* _Task prompt_:
In this exercise, the entries below include pictures. Repeat exactly the lines from the line with "Output the LaTeX" to the line with "minimum height=57pt] (veh)", including both, but without the pictures.
===== Data shown =====
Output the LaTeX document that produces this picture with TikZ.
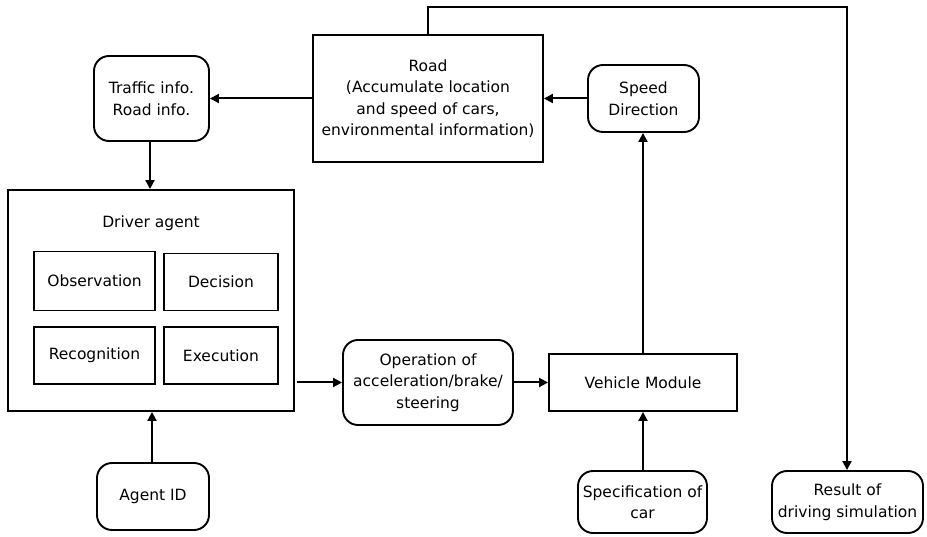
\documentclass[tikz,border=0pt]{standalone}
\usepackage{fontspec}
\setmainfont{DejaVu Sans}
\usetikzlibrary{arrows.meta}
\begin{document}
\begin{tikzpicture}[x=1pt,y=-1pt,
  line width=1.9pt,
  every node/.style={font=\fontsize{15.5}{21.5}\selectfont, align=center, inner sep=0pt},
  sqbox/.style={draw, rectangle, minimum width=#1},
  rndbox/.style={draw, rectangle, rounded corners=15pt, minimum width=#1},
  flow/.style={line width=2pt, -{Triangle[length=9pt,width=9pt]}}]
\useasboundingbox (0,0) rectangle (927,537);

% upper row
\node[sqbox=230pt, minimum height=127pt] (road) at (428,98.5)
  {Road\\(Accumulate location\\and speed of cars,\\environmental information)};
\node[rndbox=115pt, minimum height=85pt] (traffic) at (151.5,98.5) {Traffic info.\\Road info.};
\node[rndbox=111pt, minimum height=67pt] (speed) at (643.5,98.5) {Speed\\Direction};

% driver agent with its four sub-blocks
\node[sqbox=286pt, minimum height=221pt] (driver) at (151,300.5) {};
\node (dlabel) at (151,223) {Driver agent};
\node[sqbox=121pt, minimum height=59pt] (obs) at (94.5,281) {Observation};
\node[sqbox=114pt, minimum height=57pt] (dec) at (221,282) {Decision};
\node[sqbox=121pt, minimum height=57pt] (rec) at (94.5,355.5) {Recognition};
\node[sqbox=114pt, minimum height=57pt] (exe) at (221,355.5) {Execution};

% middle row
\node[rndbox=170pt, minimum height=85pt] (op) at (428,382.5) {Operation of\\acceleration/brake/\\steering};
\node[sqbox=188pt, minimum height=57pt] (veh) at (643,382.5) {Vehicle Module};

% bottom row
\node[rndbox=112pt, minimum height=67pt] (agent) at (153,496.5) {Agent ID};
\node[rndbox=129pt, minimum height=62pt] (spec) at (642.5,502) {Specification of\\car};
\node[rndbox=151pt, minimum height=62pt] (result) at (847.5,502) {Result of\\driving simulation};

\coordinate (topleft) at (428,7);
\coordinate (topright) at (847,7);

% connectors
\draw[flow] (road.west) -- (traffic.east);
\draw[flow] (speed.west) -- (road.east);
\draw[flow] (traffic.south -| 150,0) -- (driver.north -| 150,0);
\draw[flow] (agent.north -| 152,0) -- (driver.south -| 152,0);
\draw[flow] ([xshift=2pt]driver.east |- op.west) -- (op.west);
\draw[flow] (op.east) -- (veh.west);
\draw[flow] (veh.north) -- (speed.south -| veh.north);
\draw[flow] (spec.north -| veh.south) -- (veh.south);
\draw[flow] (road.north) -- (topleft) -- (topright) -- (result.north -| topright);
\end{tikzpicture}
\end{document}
=====
===== Data shown =====
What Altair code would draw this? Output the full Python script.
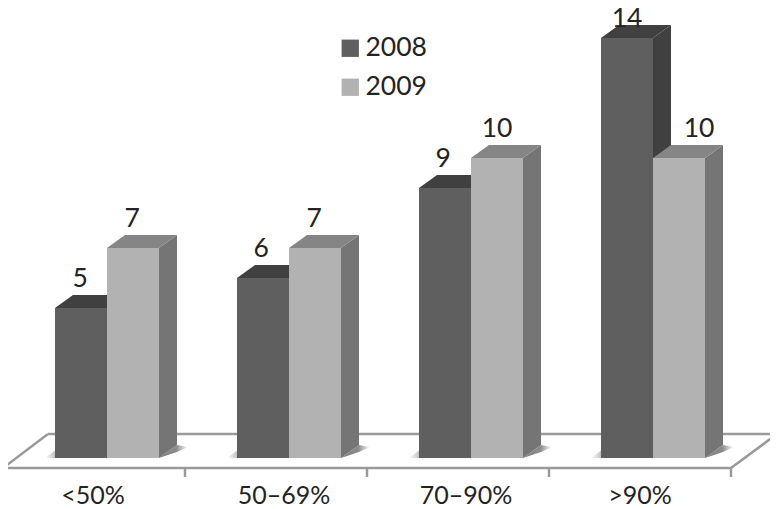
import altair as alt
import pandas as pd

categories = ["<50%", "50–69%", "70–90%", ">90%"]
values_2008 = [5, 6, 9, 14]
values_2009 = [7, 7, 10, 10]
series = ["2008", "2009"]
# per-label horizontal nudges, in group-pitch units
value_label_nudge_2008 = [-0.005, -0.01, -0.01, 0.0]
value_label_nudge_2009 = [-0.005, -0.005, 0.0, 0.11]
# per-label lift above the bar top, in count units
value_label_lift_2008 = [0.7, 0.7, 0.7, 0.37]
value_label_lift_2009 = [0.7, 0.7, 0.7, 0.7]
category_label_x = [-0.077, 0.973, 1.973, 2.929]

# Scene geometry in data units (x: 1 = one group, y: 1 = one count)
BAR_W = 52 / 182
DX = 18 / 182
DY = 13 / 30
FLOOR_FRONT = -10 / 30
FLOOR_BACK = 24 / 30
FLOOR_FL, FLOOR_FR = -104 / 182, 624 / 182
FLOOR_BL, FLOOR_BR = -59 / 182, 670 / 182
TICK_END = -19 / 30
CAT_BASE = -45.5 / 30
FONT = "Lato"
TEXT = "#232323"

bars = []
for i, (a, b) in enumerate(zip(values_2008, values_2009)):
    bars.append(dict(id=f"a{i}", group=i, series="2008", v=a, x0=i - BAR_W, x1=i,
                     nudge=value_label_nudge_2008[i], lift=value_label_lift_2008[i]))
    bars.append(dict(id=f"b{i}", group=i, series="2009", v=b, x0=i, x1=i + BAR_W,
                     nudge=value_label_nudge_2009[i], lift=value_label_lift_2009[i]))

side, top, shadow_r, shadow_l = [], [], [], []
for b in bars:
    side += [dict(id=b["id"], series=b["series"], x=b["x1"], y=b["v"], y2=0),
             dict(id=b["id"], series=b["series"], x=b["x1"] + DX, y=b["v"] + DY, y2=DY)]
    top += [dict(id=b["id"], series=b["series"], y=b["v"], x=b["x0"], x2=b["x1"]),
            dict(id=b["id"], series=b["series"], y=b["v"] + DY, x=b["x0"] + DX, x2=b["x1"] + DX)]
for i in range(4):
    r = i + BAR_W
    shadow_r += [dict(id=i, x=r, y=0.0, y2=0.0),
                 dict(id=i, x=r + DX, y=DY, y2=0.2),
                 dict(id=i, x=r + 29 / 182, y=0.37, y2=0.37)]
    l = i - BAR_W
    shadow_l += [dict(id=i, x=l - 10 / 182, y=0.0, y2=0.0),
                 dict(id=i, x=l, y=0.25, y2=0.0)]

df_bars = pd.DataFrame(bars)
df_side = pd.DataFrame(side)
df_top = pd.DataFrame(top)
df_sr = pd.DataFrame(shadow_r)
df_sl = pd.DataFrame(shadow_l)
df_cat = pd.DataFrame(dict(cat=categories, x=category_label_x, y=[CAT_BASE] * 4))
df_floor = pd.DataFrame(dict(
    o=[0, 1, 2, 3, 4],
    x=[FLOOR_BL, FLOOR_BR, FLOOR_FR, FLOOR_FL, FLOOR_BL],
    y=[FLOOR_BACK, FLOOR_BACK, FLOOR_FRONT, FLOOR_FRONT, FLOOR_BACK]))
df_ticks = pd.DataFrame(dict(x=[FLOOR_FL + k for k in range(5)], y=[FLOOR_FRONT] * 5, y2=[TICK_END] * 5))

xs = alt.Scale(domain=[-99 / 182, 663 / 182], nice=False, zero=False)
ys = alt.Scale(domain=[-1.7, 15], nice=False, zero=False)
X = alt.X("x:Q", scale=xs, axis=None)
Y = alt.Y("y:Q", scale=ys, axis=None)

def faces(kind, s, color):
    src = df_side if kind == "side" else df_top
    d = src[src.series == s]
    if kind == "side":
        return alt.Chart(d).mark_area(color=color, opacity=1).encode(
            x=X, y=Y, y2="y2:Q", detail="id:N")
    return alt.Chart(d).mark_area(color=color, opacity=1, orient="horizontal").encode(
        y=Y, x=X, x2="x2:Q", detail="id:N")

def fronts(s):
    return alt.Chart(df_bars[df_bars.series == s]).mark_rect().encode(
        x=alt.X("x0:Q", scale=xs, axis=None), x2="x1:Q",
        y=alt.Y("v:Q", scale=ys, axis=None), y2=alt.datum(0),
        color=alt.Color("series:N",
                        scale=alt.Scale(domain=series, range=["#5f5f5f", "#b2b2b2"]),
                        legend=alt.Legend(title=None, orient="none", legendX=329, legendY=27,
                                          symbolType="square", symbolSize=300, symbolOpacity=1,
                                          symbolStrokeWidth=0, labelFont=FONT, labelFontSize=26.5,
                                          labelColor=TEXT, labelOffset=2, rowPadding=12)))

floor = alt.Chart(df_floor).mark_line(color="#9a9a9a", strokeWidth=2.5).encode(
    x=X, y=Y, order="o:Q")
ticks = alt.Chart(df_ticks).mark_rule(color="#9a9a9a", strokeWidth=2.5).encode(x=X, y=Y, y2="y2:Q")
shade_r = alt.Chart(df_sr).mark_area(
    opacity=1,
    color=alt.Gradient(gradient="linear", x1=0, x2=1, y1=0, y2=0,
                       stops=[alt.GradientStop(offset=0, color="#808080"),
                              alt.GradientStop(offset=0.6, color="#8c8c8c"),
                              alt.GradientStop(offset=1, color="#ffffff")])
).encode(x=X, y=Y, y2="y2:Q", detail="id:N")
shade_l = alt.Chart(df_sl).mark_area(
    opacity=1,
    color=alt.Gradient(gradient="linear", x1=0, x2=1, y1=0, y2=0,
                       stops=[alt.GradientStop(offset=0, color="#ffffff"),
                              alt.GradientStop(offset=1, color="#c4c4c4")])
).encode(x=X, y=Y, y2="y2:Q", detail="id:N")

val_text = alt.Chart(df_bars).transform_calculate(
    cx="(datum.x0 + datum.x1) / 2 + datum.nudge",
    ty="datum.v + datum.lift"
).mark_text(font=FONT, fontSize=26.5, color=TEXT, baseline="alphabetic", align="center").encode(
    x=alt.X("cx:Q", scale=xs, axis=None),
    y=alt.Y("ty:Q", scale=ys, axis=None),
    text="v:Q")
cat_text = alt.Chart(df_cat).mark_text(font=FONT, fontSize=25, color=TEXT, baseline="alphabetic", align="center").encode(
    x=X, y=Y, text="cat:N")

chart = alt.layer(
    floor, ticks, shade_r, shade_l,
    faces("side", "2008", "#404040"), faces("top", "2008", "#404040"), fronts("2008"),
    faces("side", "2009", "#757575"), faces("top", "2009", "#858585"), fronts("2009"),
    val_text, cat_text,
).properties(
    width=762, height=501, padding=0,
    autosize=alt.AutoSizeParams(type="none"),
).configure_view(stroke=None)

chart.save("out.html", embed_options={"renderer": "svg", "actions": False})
=====
===== Data shown =====
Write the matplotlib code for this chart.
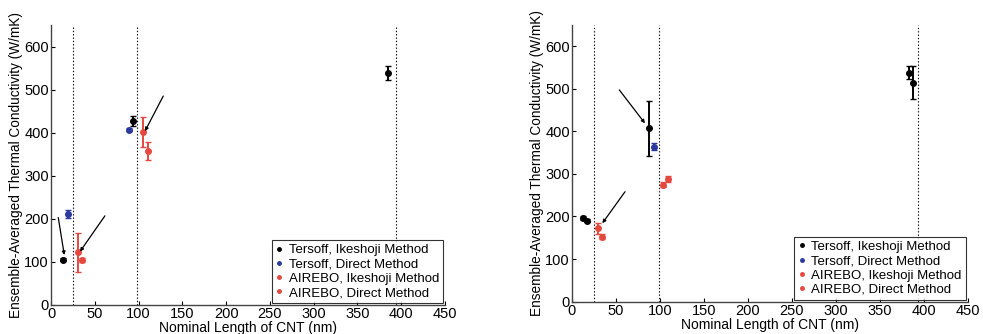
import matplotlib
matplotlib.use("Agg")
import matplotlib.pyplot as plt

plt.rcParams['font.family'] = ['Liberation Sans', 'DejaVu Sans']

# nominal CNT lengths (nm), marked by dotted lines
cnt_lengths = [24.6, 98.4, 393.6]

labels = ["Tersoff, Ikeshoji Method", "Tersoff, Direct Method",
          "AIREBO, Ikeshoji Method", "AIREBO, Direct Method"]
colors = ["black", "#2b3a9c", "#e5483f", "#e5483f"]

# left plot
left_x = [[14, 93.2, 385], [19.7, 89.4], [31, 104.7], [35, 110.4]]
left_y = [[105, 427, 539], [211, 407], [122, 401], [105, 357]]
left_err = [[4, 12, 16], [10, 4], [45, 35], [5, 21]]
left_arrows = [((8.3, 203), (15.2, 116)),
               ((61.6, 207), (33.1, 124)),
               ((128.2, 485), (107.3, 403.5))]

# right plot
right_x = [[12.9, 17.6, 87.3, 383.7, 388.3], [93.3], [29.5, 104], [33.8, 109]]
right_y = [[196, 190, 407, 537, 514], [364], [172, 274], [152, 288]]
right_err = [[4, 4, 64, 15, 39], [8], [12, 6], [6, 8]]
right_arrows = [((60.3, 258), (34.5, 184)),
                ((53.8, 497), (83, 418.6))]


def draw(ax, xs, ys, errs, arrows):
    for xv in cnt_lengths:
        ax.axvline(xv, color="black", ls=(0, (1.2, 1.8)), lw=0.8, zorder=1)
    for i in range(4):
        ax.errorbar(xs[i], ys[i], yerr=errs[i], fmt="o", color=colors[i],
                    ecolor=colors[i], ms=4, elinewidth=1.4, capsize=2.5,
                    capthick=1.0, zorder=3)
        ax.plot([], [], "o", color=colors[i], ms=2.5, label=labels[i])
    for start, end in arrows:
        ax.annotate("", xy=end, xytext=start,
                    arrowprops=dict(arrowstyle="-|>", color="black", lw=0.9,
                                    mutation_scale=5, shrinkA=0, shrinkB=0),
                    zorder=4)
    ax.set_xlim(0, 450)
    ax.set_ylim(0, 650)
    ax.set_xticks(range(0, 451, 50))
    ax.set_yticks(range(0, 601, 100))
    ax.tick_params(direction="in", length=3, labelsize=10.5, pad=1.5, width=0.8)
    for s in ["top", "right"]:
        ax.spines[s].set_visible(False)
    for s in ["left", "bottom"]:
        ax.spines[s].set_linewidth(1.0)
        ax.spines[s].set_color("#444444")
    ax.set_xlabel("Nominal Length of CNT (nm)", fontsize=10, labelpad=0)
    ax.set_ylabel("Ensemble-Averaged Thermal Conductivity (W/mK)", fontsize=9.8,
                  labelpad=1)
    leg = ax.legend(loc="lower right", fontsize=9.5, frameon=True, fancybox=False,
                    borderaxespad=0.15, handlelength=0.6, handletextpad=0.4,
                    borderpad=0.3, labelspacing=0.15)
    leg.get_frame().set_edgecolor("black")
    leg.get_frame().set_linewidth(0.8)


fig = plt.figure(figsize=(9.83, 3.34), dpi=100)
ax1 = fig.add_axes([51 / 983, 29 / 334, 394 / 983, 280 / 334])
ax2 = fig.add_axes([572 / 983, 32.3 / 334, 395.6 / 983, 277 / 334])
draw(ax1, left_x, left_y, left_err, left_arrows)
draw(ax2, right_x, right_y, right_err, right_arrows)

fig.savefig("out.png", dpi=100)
=====
* _Final result_:
Output the LaTeX document that produces this picture with TikZ.
\documentclass[tikz,border=0pt]{standalone}
\usepackage{fontspec}
\setmainfont{DejaVu Sans}
\usetikzlibrary{arrows.meta}
\begin{document}
\begin{tikzpicture}[x=1pt,y=-1pt,
  line width=1.9pt,
  every node/.style={font=\fontsize{15.5}{21.5}\selectfont, align=center, inner sep=0pt},
  sqbox/.style={draw, rectangle, minimum width=#1},
  rndbox/.style={draw, rectangle, rounded corners=15pt, minimum width=#1},
  flow/.style={line width=2pt, -{Triangle[length=9pt,width=9pt]}}]
\useasboundingbox (0,0) rectangle (927,537);

% upper row
\node[sqbox=230pt, minimum height=127pt] (road) at (428,98.5)
  {Road\\(Accumulate location\\and speed of cars,\\environmental information)};
\node[rndbox=115pt, minimum height=85pt] (traffic) at (151.5,98.5) {Traffic info.\\Road info.};
\node[rndbox=111pt, minimum height=67pt] (speed) at (643.5,98.5) {Speed\\Direction};

% driver agent with its four sub-blocks
\node[sqbox=286pt, minimum height=221pt] (driver) at (151,300.5) {};
\node (dlabel) at (151,223) {Driver agent};
\node[sqbox=121pt, minimum height=59pt] (obs) at (94.5,281) {Observation};
\node[sqbox=114pt, minimum height=57pt] (dec) at (221,282) {Decision};
\node[sqbox=121pt, minimum height=57pt] (rec) at (94.5,355.5) {Recognition};
\node[sqbox=114pt, minimum height=57pt] (exe) at (221,355.5) {Execution};

% middle row
\node[rndbox=170pt, minimum height=85pt] (op) at (428,382.5) {Operation of\\acceleration/brake/\\steering};
\node[sqbox=188pt, minimum height=57pt] (veh) at (643,382.5) {Vehicle Module};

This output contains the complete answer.